● **SUPPLIED RECORDS**:
+---+
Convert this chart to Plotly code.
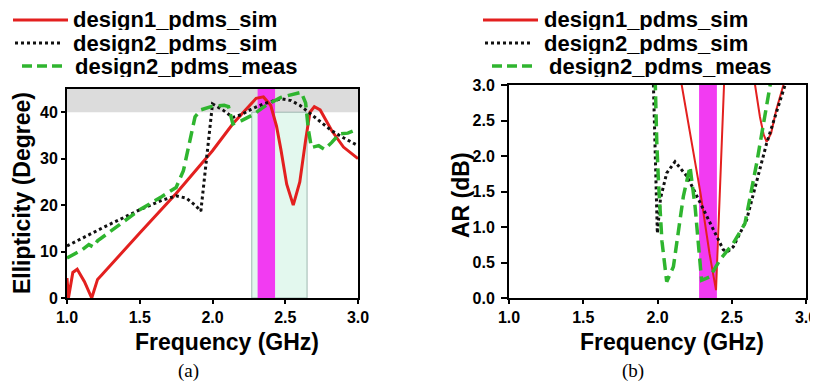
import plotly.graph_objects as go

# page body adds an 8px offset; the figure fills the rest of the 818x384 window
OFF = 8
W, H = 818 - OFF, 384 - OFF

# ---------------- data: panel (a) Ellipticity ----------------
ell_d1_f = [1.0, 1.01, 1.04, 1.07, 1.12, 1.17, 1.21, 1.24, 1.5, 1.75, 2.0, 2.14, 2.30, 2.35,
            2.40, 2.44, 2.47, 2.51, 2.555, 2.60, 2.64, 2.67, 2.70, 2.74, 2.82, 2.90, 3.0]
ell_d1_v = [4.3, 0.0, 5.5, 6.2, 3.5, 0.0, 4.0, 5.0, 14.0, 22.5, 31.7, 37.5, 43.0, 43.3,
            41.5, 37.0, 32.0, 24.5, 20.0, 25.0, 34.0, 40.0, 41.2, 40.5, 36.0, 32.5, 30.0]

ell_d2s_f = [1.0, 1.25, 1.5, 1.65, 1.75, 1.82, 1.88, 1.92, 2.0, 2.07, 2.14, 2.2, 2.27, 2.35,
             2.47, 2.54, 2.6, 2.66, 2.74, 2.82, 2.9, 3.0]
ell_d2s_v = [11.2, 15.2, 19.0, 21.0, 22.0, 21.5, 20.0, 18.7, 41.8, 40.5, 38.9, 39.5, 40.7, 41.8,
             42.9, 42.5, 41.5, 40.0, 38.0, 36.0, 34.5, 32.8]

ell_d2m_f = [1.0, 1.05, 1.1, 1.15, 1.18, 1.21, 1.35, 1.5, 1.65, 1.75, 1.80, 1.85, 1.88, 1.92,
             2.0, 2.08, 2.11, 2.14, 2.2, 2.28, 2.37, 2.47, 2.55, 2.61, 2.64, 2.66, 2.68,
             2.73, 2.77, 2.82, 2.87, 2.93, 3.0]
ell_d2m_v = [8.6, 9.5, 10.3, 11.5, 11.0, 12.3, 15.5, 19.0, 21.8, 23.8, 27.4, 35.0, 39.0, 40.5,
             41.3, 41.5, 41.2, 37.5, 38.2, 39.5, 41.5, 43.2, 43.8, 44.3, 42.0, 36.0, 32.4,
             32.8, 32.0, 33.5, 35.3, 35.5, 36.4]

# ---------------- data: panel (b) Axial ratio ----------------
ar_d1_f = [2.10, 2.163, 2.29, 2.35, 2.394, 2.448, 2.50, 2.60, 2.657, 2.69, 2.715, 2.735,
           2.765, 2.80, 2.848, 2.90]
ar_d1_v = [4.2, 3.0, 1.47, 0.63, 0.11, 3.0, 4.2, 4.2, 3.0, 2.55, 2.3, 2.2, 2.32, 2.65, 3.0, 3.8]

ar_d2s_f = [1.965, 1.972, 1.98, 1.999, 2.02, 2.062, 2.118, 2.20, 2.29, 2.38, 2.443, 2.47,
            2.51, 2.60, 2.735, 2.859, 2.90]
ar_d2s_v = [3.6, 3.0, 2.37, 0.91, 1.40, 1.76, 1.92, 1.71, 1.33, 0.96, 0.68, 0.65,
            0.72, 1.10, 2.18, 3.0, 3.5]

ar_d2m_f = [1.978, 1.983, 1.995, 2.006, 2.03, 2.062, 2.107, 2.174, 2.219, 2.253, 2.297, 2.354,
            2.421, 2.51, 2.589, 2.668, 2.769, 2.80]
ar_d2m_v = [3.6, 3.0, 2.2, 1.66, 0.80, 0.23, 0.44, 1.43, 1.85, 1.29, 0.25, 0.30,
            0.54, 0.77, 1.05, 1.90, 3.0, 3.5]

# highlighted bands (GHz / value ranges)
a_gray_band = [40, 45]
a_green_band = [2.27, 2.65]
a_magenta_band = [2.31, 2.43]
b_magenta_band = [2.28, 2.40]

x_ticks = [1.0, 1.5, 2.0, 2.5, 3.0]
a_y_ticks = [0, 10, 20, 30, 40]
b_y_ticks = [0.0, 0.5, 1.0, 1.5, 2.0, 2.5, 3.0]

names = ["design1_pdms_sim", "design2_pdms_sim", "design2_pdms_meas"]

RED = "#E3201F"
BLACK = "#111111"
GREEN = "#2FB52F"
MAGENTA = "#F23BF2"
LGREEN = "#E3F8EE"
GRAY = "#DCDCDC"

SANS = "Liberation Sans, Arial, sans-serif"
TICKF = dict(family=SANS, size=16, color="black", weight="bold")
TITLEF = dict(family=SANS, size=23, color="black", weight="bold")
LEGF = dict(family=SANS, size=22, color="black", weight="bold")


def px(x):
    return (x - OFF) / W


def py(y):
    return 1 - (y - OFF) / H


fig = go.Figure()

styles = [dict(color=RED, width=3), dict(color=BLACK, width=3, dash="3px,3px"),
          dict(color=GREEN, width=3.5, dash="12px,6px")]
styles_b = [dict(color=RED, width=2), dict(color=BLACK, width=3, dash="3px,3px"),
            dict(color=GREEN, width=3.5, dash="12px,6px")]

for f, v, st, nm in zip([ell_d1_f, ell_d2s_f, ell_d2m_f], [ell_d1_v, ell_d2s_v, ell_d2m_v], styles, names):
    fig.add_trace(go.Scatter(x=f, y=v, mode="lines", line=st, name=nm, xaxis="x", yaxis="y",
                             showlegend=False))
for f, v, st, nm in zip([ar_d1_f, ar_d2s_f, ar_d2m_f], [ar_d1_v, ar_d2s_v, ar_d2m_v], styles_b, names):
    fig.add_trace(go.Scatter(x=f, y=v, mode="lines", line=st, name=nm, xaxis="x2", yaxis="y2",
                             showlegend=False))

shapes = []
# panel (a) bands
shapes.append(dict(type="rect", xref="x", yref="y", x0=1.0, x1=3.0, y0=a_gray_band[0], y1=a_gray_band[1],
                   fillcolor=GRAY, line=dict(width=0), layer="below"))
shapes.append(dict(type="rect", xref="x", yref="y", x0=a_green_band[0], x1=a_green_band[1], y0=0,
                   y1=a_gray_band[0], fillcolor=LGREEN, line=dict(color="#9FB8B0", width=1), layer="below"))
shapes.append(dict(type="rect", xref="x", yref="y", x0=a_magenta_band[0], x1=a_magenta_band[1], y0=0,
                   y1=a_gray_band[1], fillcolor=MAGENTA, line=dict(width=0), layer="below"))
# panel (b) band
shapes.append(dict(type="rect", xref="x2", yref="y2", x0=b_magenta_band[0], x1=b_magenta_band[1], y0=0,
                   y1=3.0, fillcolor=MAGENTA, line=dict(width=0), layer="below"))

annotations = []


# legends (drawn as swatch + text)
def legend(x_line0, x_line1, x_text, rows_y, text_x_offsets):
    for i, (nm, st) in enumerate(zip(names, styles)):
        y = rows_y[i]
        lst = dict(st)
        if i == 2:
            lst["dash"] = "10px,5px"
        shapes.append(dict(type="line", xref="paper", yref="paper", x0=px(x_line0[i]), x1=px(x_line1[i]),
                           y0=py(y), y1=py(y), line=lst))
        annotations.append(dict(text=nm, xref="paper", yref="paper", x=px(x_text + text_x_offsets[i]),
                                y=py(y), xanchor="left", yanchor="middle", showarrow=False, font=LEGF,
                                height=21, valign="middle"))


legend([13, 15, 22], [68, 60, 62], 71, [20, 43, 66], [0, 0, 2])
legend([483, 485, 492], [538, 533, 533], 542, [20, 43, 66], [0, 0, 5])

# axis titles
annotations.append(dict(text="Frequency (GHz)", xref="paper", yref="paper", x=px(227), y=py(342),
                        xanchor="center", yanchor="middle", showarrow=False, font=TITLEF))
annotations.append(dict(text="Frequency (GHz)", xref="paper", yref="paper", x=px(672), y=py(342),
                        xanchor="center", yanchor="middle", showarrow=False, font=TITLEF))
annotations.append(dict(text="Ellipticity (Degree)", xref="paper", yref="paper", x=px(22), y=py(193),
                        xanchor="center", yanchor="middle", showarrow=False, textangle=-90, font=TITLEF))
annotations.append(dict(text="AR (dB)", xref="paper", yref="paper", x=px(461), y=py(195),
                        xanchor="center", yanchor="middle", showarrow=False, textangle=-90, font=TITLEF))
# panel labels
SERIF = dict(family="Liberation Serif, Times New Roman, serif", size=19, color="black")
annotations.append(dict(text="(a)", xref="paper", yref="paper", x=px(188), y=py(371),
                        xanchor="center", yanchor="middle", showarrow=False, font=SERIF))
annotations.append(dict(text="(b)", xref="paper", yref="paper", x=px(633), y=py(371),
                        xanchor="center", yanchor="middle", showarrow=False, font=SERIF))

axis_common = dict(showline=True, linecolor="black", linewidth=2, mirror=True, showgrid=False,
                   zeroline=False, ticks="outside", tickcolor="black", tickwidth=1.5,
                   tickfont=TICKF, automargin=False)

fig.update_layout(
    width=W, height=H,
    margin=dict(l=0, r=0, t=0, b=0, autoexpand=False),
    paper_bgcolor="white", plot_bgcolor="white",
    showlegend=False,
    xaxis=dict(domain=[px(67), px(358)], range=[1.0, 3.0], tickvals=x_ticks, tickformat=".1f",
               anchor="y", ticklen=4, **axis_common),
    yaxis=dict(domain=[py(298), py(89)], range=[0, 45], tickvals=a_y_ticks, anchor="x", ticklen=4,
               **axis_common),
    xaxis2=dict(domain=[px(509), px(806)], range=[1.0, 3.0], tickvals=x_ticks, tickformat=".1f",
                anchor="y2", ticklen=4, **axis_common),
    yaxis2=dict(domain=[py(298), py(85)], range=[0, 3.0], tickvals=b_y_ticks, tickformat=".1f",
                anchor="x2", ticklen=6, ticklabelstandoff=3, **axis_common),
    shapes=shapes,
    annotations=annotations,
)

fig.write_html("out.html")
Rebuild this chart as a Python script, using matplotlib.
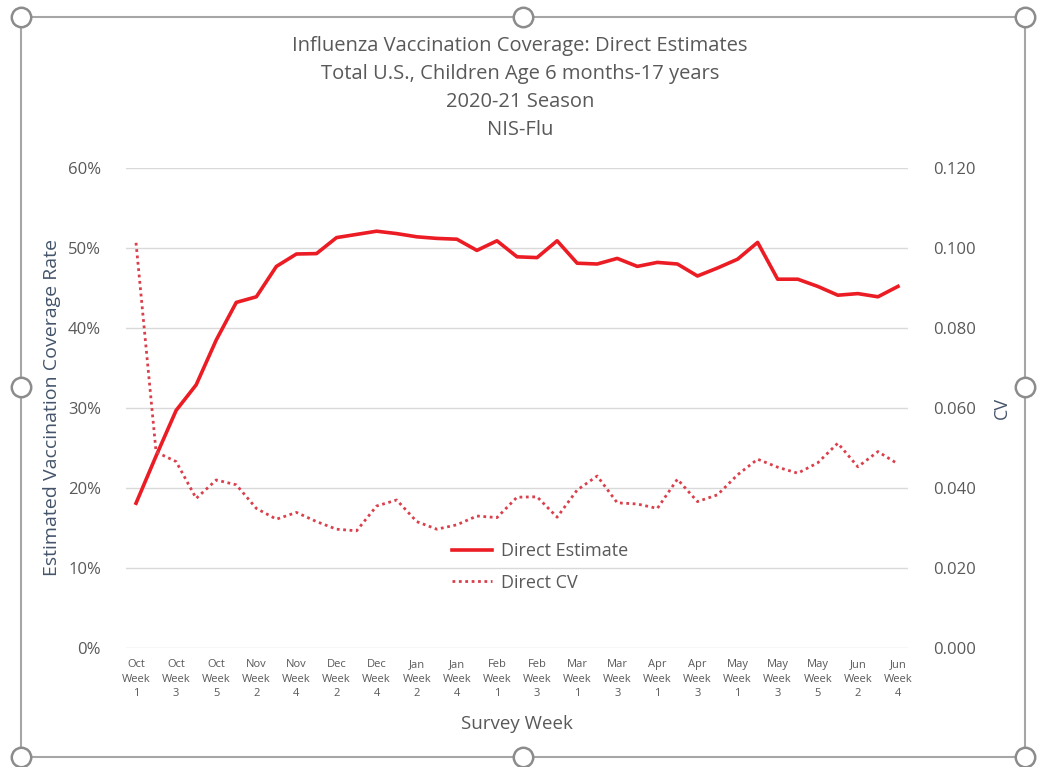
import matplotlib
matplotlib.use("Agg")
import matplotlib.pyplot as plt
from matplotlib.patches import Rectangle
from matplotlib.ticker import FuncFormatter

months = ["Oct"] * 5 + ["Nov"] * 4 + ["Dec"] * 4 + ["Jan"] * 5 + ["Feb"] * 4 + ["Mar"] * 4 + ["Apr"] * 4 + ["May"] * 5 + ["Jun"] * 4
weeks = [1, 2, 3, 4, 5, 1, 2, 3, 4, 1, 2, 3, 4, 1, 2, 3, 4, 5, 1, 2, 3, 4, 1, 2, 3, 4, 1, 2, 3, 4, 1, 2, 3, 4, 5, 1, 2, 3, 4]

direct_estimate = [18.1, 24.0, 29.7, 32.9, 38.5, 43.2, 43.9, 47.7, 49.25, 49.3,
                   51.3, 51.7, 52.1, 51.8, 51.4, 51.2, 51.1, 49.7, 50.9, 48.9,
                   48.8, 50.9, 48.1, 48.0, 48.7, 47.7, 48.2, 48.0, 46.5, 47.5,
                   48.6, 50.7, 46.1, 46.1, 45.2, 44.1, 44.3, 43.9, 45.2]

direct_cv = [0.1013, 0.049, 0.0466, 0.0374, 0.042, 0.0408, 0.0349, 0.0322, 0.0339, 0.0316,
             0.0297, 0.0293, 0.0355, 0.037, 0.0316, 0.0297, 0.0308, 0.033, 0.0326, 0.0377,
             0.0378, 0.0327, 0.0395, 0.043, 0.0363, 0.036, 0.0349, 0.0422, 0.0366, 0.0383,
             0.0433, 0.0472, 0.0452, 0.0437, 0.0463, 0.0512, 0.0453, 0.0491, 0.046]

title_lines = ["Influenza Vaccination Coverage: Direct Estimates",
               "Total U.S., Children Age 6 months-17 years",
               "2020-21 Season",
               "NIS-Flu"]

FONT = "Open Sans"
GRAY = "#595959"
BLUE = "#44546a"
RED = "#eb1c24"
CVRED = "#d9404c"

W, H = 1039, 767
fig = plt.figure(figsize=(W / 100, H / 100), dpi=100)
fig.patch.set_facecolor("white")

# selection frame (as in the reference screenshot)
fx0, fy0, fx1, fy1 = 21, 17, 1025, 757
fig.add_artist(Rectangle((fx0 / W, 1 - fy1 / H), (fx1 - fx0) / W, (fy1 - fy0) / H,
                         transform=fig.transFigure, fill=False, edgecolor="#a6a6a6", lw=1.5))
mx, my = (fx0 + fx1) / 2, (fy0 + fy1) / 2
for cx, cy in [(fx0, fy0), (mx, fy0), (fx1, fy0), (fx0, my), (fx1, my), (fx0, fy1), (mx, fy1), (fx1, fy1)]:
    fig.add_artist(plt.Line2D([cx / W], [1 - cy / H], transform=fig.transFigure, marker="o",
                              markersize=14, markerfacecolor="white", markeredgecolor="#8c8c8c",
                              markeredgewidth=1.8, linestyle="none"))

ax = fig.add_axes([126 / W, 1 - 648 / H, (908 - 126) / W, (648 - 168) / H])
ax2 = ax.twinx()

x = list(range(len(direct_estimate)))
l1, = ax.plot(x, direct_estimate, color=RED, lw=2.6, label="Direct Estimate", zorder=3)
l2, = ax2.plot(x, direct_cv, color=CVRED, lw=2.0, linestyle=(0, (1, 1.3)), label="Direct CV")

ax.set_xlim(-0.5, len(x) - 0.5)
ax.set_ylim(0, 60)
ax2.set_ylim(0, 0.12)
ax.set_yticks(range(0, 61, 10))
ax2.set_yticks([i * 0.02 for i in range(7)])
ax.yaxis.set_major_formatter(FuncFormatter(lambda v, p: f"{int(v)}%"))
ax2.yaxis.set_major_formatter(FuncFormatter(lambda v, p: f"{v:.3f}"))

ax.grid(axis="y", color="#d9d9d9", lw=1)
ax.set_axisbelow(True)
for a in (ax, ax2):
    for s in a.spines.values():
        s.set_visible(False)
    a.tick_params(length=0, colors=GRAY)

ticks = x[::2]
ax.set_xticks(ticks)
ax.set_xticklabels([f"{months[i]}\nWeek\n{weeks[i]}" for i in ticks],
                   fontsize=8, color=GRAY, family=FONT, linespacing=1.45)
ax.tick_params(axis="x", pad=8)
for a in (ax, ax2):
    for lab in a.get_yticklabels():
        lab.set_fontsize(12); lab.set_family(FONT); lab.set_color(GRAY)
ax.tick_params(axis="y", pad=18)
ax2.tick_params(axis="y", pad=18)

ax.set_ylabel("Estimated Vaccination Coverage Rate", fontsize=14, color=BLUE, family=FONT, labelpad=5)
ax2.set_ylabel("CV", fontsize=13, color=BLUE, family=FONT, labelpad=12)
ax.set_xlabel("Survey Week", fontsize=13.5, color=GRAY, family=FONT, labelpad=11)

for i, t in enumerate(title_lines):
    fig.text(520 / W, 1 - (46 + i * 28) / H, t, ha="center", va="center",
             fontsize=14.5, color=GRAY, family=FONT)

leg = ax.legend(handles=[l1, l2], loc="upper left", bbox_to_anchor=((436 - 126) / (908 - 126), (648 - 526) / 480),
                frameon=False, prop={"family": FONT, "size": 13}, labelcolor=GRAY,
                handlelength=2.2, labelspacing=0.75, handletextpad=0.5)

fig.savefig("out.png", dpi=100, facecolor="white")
+---+
● **WHAT THE TASK REQUIRES**:
Return only the lines running from the top of the data to the line that holds "W, H = 818 - OFF, 384 - OFF". Include both of those lines, but skip the pictures.

● **SOLUTION FOR THIS EXERCISE**:
Convert this chart to Plotly code.
import plotly.graph_objects as go

# page body adds an 8px offset; the figure fills the rest of the 818x384 window
OFF = 8
W, H = 818 - OFF, 384 - OFF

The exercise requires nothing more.